The workshop moves through three phases, gradually layering concepts so that students discover principles through experience rather than instruction.
Students are introduced to the grid. Scenes are prompted with two-digit numbers instead of words — performers walk to their squares and initiate from whatever that spatial relationship makes them feel. Movement is gradually introduced: first locked in place, then allowed only to swap squares, then through "chess scenes" where each performer moves like a specific chess piece. Finally, the training wheels come off and students make their own spatial choices.
The ABC system is introduced. Scenes are prompted with two-letter codes. Then the constraint tightens: whenever one performer changes level, the other must change too — creating a see-saw dynamic where every physical choice directly affects your partner. Students discover the power of movement between levels, and the weight of meaning that comes with standing up or sitting down.
Both systems merge. The coach directs a "called" show, dictating notation for each scene via a whiteboard to maximise visual variety across the performance. Then all constraints are lifted. Students perform freely, but now they carry the vocabulary of everything they've experienced — and the scenes are more dynamic, physical, and visually engaging than anything they would have produced at the start.
The notation system is compact, but the number of possible stage pictures it describes is large.
Most improv shows explore a tiny fraction of this space. The goal isn't to hit all 729 — it's to recognise that you have options, and that choosing differently from scene to scene is one of the most powerful tools available to you as a performer.

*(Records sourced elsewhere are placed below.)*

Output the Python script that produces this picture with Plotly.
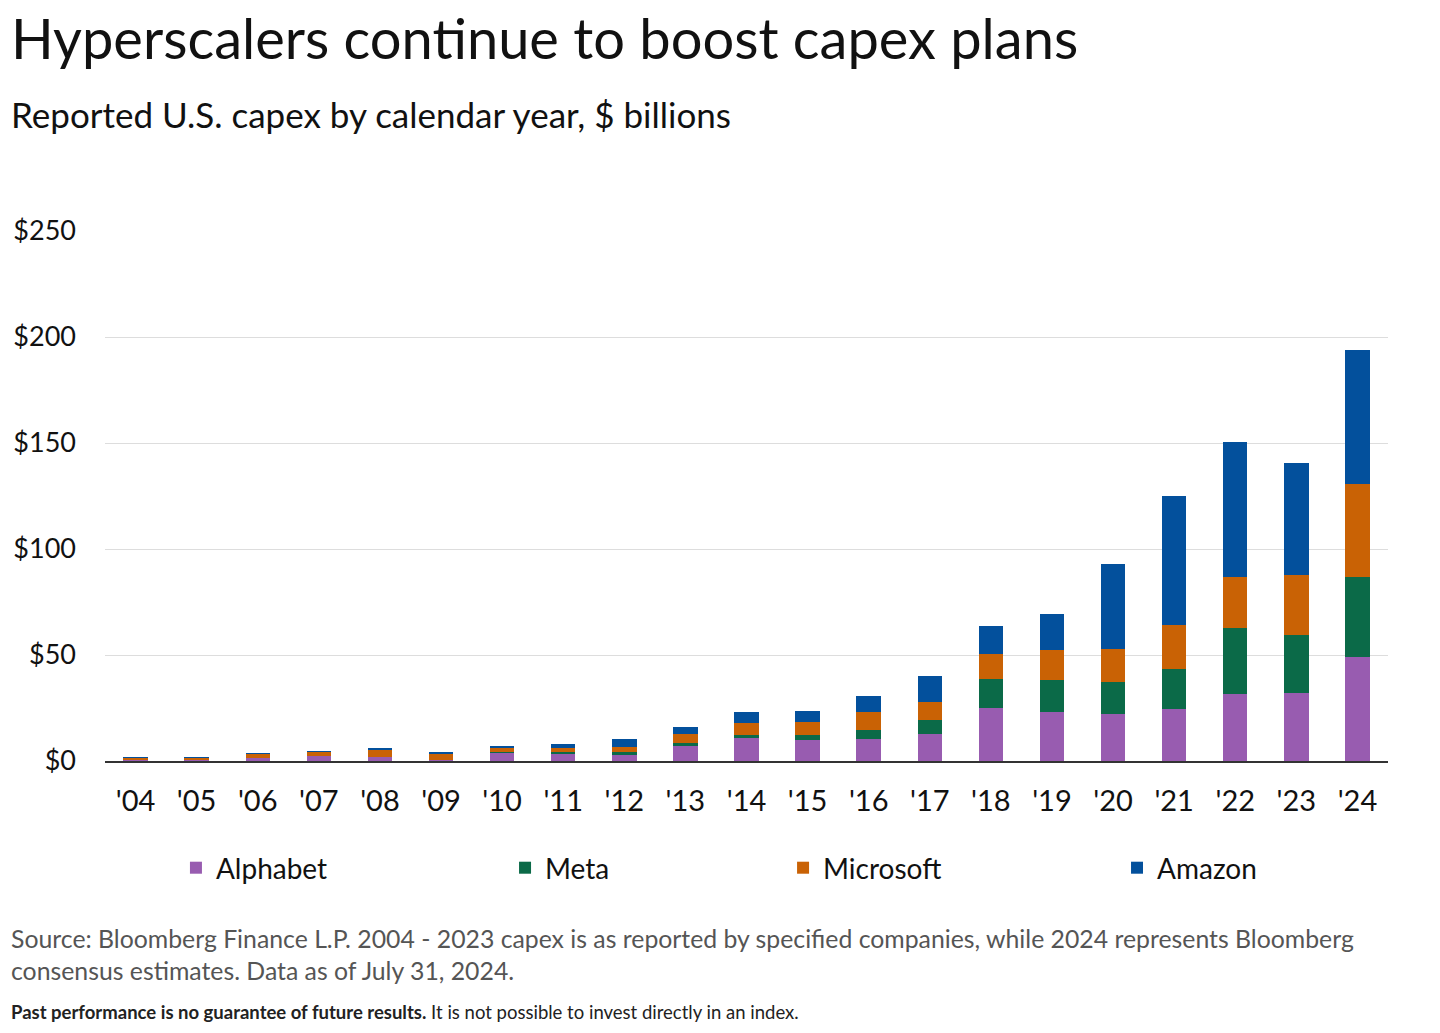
import plotly.graph_objects as go

# Reported U.S. capex by calendar year, $ billions
years = ["'04", "'05", "'06", "'07", "'08", "'09", "'10", "'11", "'12", "'13", "'14",
         "'15", "'16", "'17", "'18", "'19", "'20", "'21", "'22", "'23", "'24"]
alphabet = [0.3, 0.8, 1.3, 2.4, 1.9, 0.3, 3.9, 3.6, 3.0, 7.2, 11.0,
            9.9, 10.2, 12.7, 25.0, 23.3, 22.0, 24.4, 31.4, 32.1, 49.1]
meta = [0.0, 0.0, 0.0, 0.0, 0.0, 0.0, 0.3, 0.5, 1.4, 1.1, 1.4,
        2.2, 4.3, 6.8, 13.7, 15.1, 15.1, 18.8, 31.3, 27.3, 37.5]
microsoft = [1.2, 0.8, 2.1, 1.9, 3.5, 3.4, 2.0, 2.0, 2.4, 4.4, 5.7,
             6.1, 8.6, 8.2, 11.8, 14.0, 15.7, 20.8, 23.9, 28.2, 43.9]
amazon = [0.1, 0.2, 0.2, 0.4, 0.3, 0.4, 1.0, 2.1, 3.6, 3.5, 4.9,
          5.5, 7.6, 12.2, 13.3, 16.9, 40.1, 60.8, 63.9, 52.8, 63.2]
y_ticks = [0, 50, 100, 150, 200, 250]

# name, values, colour, legend id, legend x (paper)
series = [
    ("Alphabet", alphabet, "#985CB0", "legend", 0.0553),
    ("Meta", meta, "#0B6A48", "legend2", 0.3118),
    ("Microsoft", microsoft, "#C96205", "legend3", 0.5285),
    ("Amazon", amazon, "#03509C", "legend4", 0.7888),
]

FONT = "Lato, 'Noto Sans', sans-serif"
TEXT_X = -0.0745

fig = go.Figure()
for name, vals, color, leg, _ in series:
    fig.add_trace(go.Bar(
        x=years, y=vals, name=name, legend=leg,
        marker=dict(color=color, line=dict(width=0)),
    ))

# one legend per company so the spacing matches the original
legends = {}
for name, vals, color, leg, lx in series:
    legends[leg] = dict(
        orientation="h", x=lx, xanchor="left", y=-0.2019, yanchor="middle",
        font=dict(size=28, color="#111111", family=FONT),
        bgcolor="rgba(0,0,0,0)", itemclick=False,
    )

fig.update_layout(
    barmode="stack",
    bargap=0.6,
    width=1432, height=1025,
    margin=dict(l=97, r=52, t=223, b=272),
    plot_bgcolor="white", paper_bgcolor="white",
    font=dict(family=FONT, color="#111111"),
    showlegend=True,
    xaxis=dict(
        showgrid=False, showline=True, linecolor="#333333", linewidth=2,
        ticks="", tickfont=dict(size=29, color="#111111"),
        ticklabelstandoff=13, automargin=False,
    ),
    yaxis=dict(
        range=[0, 250], tickvals=y_ticks,
        ticktext=["$" + str(v) for v in y_ticks],
        showgrid=True, gridcolor="#DDDDDD", gridwidth=1,
        zeroline=False, showline=False, ticks="",
        tickfont=dict(size=27, color="#111111"),
        ticklabelstandoff=28, automargin=False,
    ),
    **legends,
)

# Title and subtitle
fig.add_annotation(text="Hyperscalers continue to boost capex plans",
                   xref="paper", yref="paper", x=TEXT_X, y=1.366,
                   xanchor="left", yanchor="middle", showarrow=False,
                   font=dict(size=56, color="#111111", family=FONT))
fig.add_annotation(text="Reported U.S. capex by calendar year, $ billions",
                   xref="paper", yref="paper", x=TEXT_X, y=1.2208,
                   xanchor="left", yanchor="middle", showarrow=False,
                   font=dict(size=35, color="#111111", family=FONT))

# Footnotes
fig.add_annotation(text="Source: Bloomberg Finance L.P. 2004 - 2023 capex is as reported by specified companies, "
                        "while 2024 represents Bloomberg<br>consensus estimates. Data as of July 31, 2024.",
                   xref="paper", yref="paper", x=TEXT_X, y=-0.366,
                   xanchor="left", yanchor="middle", align="left", showarrow=False,
                   font=dict(size=24.8, color="#555555", family=FONT))
fig.add_annotation(text="<b>Past performance is no guarantee of future results.</b> "
                        "It is not possible to invest directly in an index.",
                   xref="paper", yref="paper", x=TEXT_X, y=-0.4736,
                   xanchor="left", yanchor="middle", align="left", showarrow=False,
                   font=dict(size=18.5, color="#222222", family=FONT))

fig.write_html("out.html")
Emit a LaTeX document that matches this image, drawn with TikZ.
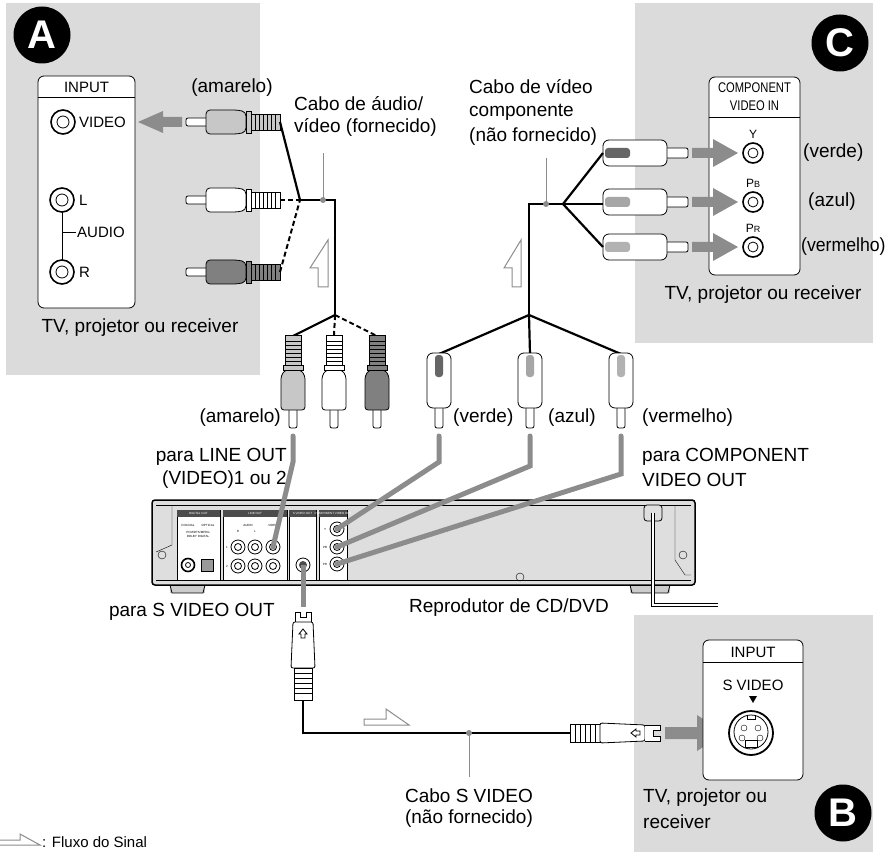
\documentclass[tikz,border=0pt]{standalone}
\usepackage{fontspec}
\setmainfont{Liberation Sans}
\begin{document}
\begin{tikzpicture}[x=1pt,y=-1pt,
  panel/.style={fill=black!14,draw=none},
  box/.style={draw,thick,fill=white,rounded corners=6pt},
  lbl/.style={font=\fontsize{19}{21}\selectfont,inner sep=0pt},
  small/.style={font=\fontsize{15}{16}\selectfont,inner sep=0pt},
  tiny/.style={font=\fontsize{3}{3}\selectfont,inner sep=0pt},
  cab/.style={line width=2.2pt,black},
  dcab/.style={line width=2pt,black,dash pattern=on 5pt off 3pt},
  gcab/.style={line width=5pt,black!45},
  garrow/.style={fill=black!45,draw=none},
  hollow/.style={draw=black!45,fill=white,line width=1pt},
  jack/.style={draw,line width=1.6pt,fill=white},
  badge/.style={circle,fill=black,text=white,minimum size=57pt,inner sep=0pt,font=\fontsize{40}{40}\selectfont\bfseries}]
\useasboundingbox (0,0) rectangle (892,853);
% ---------- panels
\fill[panel] (6,3) rectangle (260,375);
\fill[panel] (635,3) rectangle (873,343);
\fill[panel] (634,615) rectangle (873,852);
\node[badge] (bA) at (42,35) {A};
\node[badge] (bC) at (840,43) {C};
\node[badge] (bB) at (843,813) {B};
% ---------- macros
\newcommand{\rcaH}[3]{% pin tip at (#1,#2), plug extends to +x ; #3 colour
 \begin{scope}[shift={(#1,#2)}]
  \draw[thick,fill=white,rounded corners=2pt] (0,-4) rectangle (22,4);
  \draw[thick,fill=#3,rounded corners=4pt] (20,-12) -- (52,-12) -- (60,-10) -- (60,10) -- (52,12) -- (20,12) -- cycle;
  \draw[thick,fill=#3] (60,-11) rectangle (65,11);
  \draw[thick,fill=#3] (65,-8) rectangle (94,8);
  \foreach \k in {69,73,...,91} \draw (\k,-8) -- (\k,8);
 \end{scope}}
\newcommand{\rcaV}[3]{% pin tip at (#1,#2), plug extends upward
 \begin{scope}[shift={(#1,#2)},x={(0pt,1pt)},y={(1pt,0pt)}]
  \draw[thick,fill=white,rounded corners=2pt] (0,-4) rectangle (20,4);
  \draw[thick,fill=#3,rounded corners=3pt] (18,-12) -- (52,-12) -- (58,-8) -- (58,8) -- (52,12) -- (18,12) -- cycle;
  \draw[thick,fill=#3] (58,-10) rectangle (63,10);
  \draw[thick,fill=#3] (63,-8) rectangle (93,8);
  \foreach \k in {67,71,...,89} \draw (\k,-8) -- (\k,8);
 \end{scope}}
\newcommand{\rcaC}[4]{% component plug, pin tip at (#1,#2) on the right, body length #4 to the left
 \begin{scope}[shift={(#1,#2)},x={(-1pt,0pt)}]
  \draw[thick,fill=white,rounded corners=2pt] (0,-5) rectangle (23,5);
  \draw[thick,fill=white,rounded corners=6pt] (21,-13) rectangle (21+#4,13);
  \fill[#3,rounded corners=3pt] (21+#4-27,-5) rectangle (21+#4-2,5);
 \end{scope}}
\newcommand{\rcaCV}[4]{%
 \begin{scope}[shift={(#1,#2)},x={(0pt,1pt)},y={(1pt,0pt)}]
  \draw[thick,fill=white,rounded corners=2pt] (0,-4) rectangle (22,4);
  \draw[thick,fill=white,rounded corners=6pt] (20,-12) rectangle (20+#4,12);
  \fill[#3,rounded corners=3pt] (20+#4-24,-4) rectangle (20+#4-2,4);
 \end{scope}}
% ---------- panel A
\draw[box] (38,76) rectangle (135,308);
\draw[thick] (38,97) -- (135,97);
\node[small] (inA) at (86.5,87) {INPUT};
\node[jack,circle,minimum size=24pt] (jV) at (63,122) {};
\draw[thick] (63,122) circle (6);
\node[small,anchor=west] (tV) at (79,122) {VIDEO};
\draw[thick] (62,200) -- (62,272);
\draw[thick] (62,232) -- (76,232);
\node[jack,circle,minimum size=24pt] (jL) at (62,200) {};
\draw[thick] (62,200) circle (6);
\node[jack,circle,minimum size=24pt] (jR) at (62,272) {};
\draw[thick] (62,272) circle (6);
\node[small,anchor=west] (tL) at (79,200) {L};
\node[small,anchor=west] (tAu) at (77,232) {AUDIO};
\node[small,anchor=west] (tR) at (79,272) {R};
\node[lbl] (tvA) at (140,328) {TV, projetor ou receiver};
\fill[garrow] (182,117) -- (163,117) -- (163,111) -- (138,122) -- (163,133) -- (163,127) -- (182,127) -- cycle;
\rcaH{186}{122}{black!22}
\rcaH{186}{200}{white}
\rcaH{186}{272}{black!50}
\coordinate (jA) at (300,200);
\coordinate (jA2) at (335,200);
\coordinate (fA) at (335,315);
\draw[cab] (280,122) -- (jA);
\draw[dcab] (280,200) -- (jA);
\draw[dcab] (280,272) -- (jA);
\draw[cab] (jA) -- (jA2) -- (fA);
\fill[black!45] (323,200) circle (3);
\draw[black!45,line width=1pt] (323,200) -- (323,153);
\node[lbl] (amA) at (232,88) {(amarelo)};
\node[lbl,anchor=west] (cabA1) at (294,104) {Cabo de áudio/};
\node[lbl,anchor=west] (cabA2) at (294,127) {vídeo (fornecido)};
\draw[hollow] (318,287) -- (328,287) -- (328,240) -- (310,268) -- (318,268) -- cycle;
% bottom audio plugs
\draw[cab] (fA) -- (293,336);
\draw[dcab] (fA) -- (334,336);
\draw[dcab] (fA) -- (377,336);
\rcaV{293}{428}{black!22}
\rcaV{334}{428}{white}
\rcaV{377}{428}{black!50}
% ---------- panel C
\draw[box] (709,77) rectangle (800,275);
\draw[thick] (709,117) -- (800,117);
\node[font=\fontsize{14}{14}\selectfont,inner sep=0pt,xscale=0.8] (cvi1) at (754.5,88) {COMPONENT};
\node[font=\fontsize{14}{14}\selectfont,inner sep=0pt,xscale=0.8] (cvi2) at (754.5,106) {VIDEO IN};
\foreach \yy/\nm/\lab/\col in {153/Y/Y/(verde),202/B/P{\fontsize{9}{9}\selectfont B}/(azul),247/R/P{\fontsize{9}{9}\selectfont R}/(vermelho)}{
  \node[jack,circle,minimum size=20pt] (jc\nm) at (753,\yy) {};
  \draw[thick] (753,\yy) circle (5);
  \node[font=\fontsize{12}{12}\selectfont,inner sep=0pt] (lc\nm) at (753,\yy-19) {\lab};
  \fill[garrow] (692,\yy-5) -- (713,\yy-5) -- (713,\yy-14) -- (738,\yy) -- (713,\yy+14) -- (713,\yy+5) -- (692,\yy+5) -- cycle;
}
\node[lbl,anchor=west] (ccY) at (803,153) {(verde)};
\node[lbl,anchor=west] (ccB) at (808,202) {(azul)};
\node[lbl,anchor=west,xscale=0.93] (ccR) at (801,247) {(vermelho)};
\node[lbl] (tvC) at (763,295) {TV, projetor ou receiver};
\rcaC{688}{153}{black!60}{64}
\rcaC{688}{202}{black!35}{64}
\rcaC{688}{247}{black!30}{64}
\coordinate (jC) at (563,204);
\coordinate (jC2) at (529,204);
\coordinate (fC) at (529,315);
\draw[cab] (603,153) -- (jC) -- (603,247);
\draw[cab] (603,204) -- (jC) -- (jC2) -- (fC);
\fill[black!45] (546,204) circle (3);
\draw[black!45,line width=1pt] (546,204) -- (546,158);
\node[lbl,anchor=west] (cabC1) at (469,87) {Cabo de vídeo};
\node[lbl,anchor=west] (cabC2) at (469,112) {componente};
\node[lbl,anchor=west] (cabC3) at (469,137) {(não fornecido)};
\draw[hollow] (512,287) -- (521,287) -- (521,240) -- (504,268) -- (512,268) -- cycle;
\draw[cab] (fC) -- (439,354);
\draw[cab] (fC) -- (530,354);
\draw[cab] (fC) -- (621,354);
\rcaCV{439}{428}{black!60}{55}
\rcaCV{530}{428}{black!35}{55}
\rcaCV{621}{428}{black!30}{55}
% labels under plugs
\node[lbl,anchor=east] (am2) at (281,418) {(amarelo)};
\node[lbl,anchor=west] (ve2) at (453,418) {(verde)};
\node[lbl,anchor=west] (az2) at (548,418) {(azul)};
\node[lbl,anchor=west] (vm2) at (642,418) {(vermelho)};
\node[lbl,anchor=east] (lo1) at (287,457) {para LINE OUT};
\node[lbl,anchor=east] (lo2) at (287,480) {(VIDEO)1 ou 2};
\node[lbl,anchor=west] (co1) at (642,457) {para  COMPONENT};
\node[lbl,anchor=west] (co2) at (642,480) {VIDEO OUT};
% ---------- player
\fill[black!20] (170,585) rectangle (205,593);
\fill[black!20] (630,585) rectangle (670,593);
\draw[thick] (170,585) -- (172,593) -- (203,593) -- (205,585);
\draw[thick] (630,585) -- (632,593) -- (668,593) -- (670,585);
\draw[line width=1.5pt,fill=black!13,rounded corners=3pt] (152,500) rectangle (695,585);
\draw[thick] (156,505) -- (691,505);
\draw[thick] (156,580) -- (691,580);
\draw (172,505) -- (172,545) -- (156,552);
\draw (162,555) circle (4);
\draw (675,505) -- (675,560) -- (685,575) -- (691,575);
\draw (683,555) circle (4);
\draw (520,577) circle (4);
% sub panels
\foreach \xa/\xb/\tt in {177/220/DIGITAL OUT,223/287/LINE OUT,289/316/S VIDEO OUT,319/347/COMPONENT VIDEO OUT}{
  \draw[fill=white] (\xa,510) rectangle (\xb,580);
  \fill[black!70] (\xa,510) rectangle (\xb,517);
  \node[tiny,text=white] at ({(\xa+\xb)/2},513.5) {\tt};
}
\node[tiny] at (188,525) {COAXIAL};
\node[tiny] at (208,525) {OPTICAL};
\node[tiny] at (198,532) {PCM/DTS/MPEG};
\node[tiny] at (198,536) {DOLBY DIGITAL};
\node[jack,circle,minimum size=13pt] (coax) at (188,565) {};
\draw[thick] (188,565) circle (2.5);
\draw[thick,fill=black!40] (201,559) rectangle (213,571);
\node[tiny] at (248,525) {AUDIO};
\node[tiny] at (238,531) {R};
\node[tiny] at (255,531) {L};
\node[tiny] at (273,525) {VIDEO};
\node[tiny] at (227,547) {1};
\node[tiny] at (227,566) {2};
\foreach \xx in {238,255,273}{\foreach \yy in {547,566}{
  \draw[thick,fill=white] (\xx,\yy) circle (7);
  \draw[thick] (\xx,\yy) circle (3.5);}}
\draw[thick,fill=white] (303,565) circle (7);
\fill[black!70] (303,565) circle (4);
\foreach \yy/\tt in {529/Y,547/PB,564/PR}{
  \draw[thick,fill=white] (337,\yy) circle (7);
  \draw[thick] (337,\yy) circle (3.5);
  \node[tiny] at (325,\yy) {\tt};}
% power cord
\draw[thick,rounded corners=3pt,fill=black!13] (644,505) rectangle (662,521);
\draw[thick,double=white,double distance=2pt] (653,513) -- (653,605) -- (718,605);
% gray cables to player
\draw[gcab,line cap=round] (293,436) -- (293,462) -- (273,547);
\draw[gcab,line cap=round] (439,436) -- (439,462) -- (337,529);
\draw[gcab,line cap=round] (530,436) -- (530,466) -- (337,547);
\draw[gcab,line cap=round] (621,436) -- (621,474) -- (337,564);
\draw[gcab] (303,565) -- (303,607);
\node[lbl,anchor=west] (rep) at (409,608) {Reprodutor de CD/DVD};
\node[lbl,anchor=east] (svo) at (275,612) {para S VIDEO OUT};
% ---------- S video cable
\draw[thick,fill=white] (295,622) -- (295,612) -- (300,612) -- (300,617) -- (306,617) -- (306,612) -- (311,612) -- (311,622);
\draw[thick,fill=white,rounded corners=2pt] (293,622) -- (313,622) -- (315,668) -- (291,668) -- cycle;
\draw[thick,fill=white] (303,629) -- (299,634) -- (301,634) -- (301,638) -- (305,638) -- (305,634) -- (307,634) -- cycle;
\draw[thick,fill=white] (294,668) rectangle (312,700);
\foreach \k in {673,678,...,695} \draw[thick] (294,\k) -- (312,\k);
\draw[cab] (303,700) -- (303,733) -- (570,733);
\fill[black!45] (469,733) circle (3);
\draw[black!45,line width=1pt] (469,733) -- (469,777);
\node[lbl] (cabS1) at (469,796) {Cabo S VIDEO};
\node[lbl] (cabS2) at (469,819) {(não fornecido)};
\draw[hollow] (364,725) -- (409,725) -- (386,709) -- (386,719) -- (364,719) -- cycle;
% horizontal S plug
\draw[thick,fill=white] (570,724) rectangle (600,742);
\foreach \k in {575,580,...,596} \draw[thick] (\k,724) -- (\k,742);
\draw[thick,fill=white,rounded corners=2pt] (600,723) -- (645,725) -- (645,741) -- (600,743) -- cycle;
\draw[thick,fill=white] (631,733) -- (636,729) -- (636,731) -- (640,731) -- (640,735) -- (636,735) -- (636,737) -- cycle;
\draw[thick,fill=white] (645,725) -- (660,725) -- (660,730) -- (653,730) -- (653,736) -- (660,736) -- (660,741) -- (645,741);
\fill[garrow] (665,727) -- (697,727) -- (697,715) -- (725,733) -- (697,751) -- (697,739) -- (665,739) -- cycle;
% ---------- panel B
\draw[box] (703,640) rectangle (803,780);
\draw[thick] (703,662) -- (803,662);
\node[small] (inB) at (753,652) {INPUT};
\node[small] (svB) at (753,685) {S VIDEO};
\fill (749,696) -- (757,696) -- (753,703) -- cycle;
\draw[line width=1.8pt,fill=white] (751,733) circle (22);
\draw[thick] (751,732) circle (17);
\foreach \dx/\dy in {-7/-4,7/-4,-9/6,9/6} \draw (751+\dx,732+\dy) circle (3);
\draw (745,740) rectangle (757,747);
\draw[thick] (747,715) -- (747,719) -- (755,719) -- (755,715);
\node[lbl,anchor=west] (tvB1) at (643,798) {TV, projetor ou};
\node[lbl,anchor=west] (tvB2) at (643,822) {receiver};
% ---------- legend
\draw[hollow] (0,845) -- (40,845) -- (20,834) -- (20,840) -- (0,840);
\node[font=\fontsize{15}{15}\selectfont,inner sep=0pt,anchor=west] (leg) at (42,842) {: Fluxo do Sinal};
\end{tikzpicture}
\end{document}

Stage Notation might look like a rigid, mathematical system. The results are anything but. What consistently emerges from these workshops is emotional, physical, intuitive, and freeing. Here's why.
When you get a one-word suggestion, you start word-associating, planning, constructing — the exact antithesis of improvising. A two-digit number bypasses all of that. Your only decision is where to go and what to do with your body. Character, relationship, and "ideas" emerge from those physical micro-decisions, which are infinitely easier to make than "coming up with something."
One of the most remarkable things about this system is the depth of post-scene discussion it produces. Students go from a hyper-rational prompt — a spatial coordinate — to reflections about feeling, emotion, physicality, and relationship. They discover ideas that coaches normally work themselves raw trying to articulate, almost automatically and organically.
Actors sit with a script and work out motivations at leisure. Improvisers have to do that analysis in the moment. Stage Notation builds the reflex: when your partner moves closer, you feel something shift. You ask "why did they do that?" almost unconsciously, and your response — moving toward or away, standing or sitting — becomes a physical answer that the audience reads instantly.
In the level-swapping exercises, every physical choice directly changes what your partner does. You have a remote control for each other. Within that mechanical constraint, stories about power, intimacy, and status emerge naturally — because you can't avoid affecting one another.
The goal is effortlessness. Once the constraints are lifted, students move with freedom, certainty, and intentionality — not because they've memorised rules, but because they've experienced what different choices feel like. The system offers a map without telling you what you'll see.
Use this tool to generate random stage configurations for your rehearsals or workshops. Toggle levels on or off, and use the contrast bias to ensure variety across a session. Works on your phone — bookmark this page and pull it up in class.
Levels can be challenging for performers with mobility restrictions. The exercise structure can be adapted so that everyone experiments with the core concepts within their ability — the principle of contrast and intentional choice applies regardless of the specific physical options available.
This curriculum has also worked especially well with neurodiverse participants. The clear structure and concrete framework offer a way into concepts that are usually taught through vague, ephemeral language. There is no "right" interpretation — only your interpretation, and the constant play of exploring what happens when you mix it with someone else's.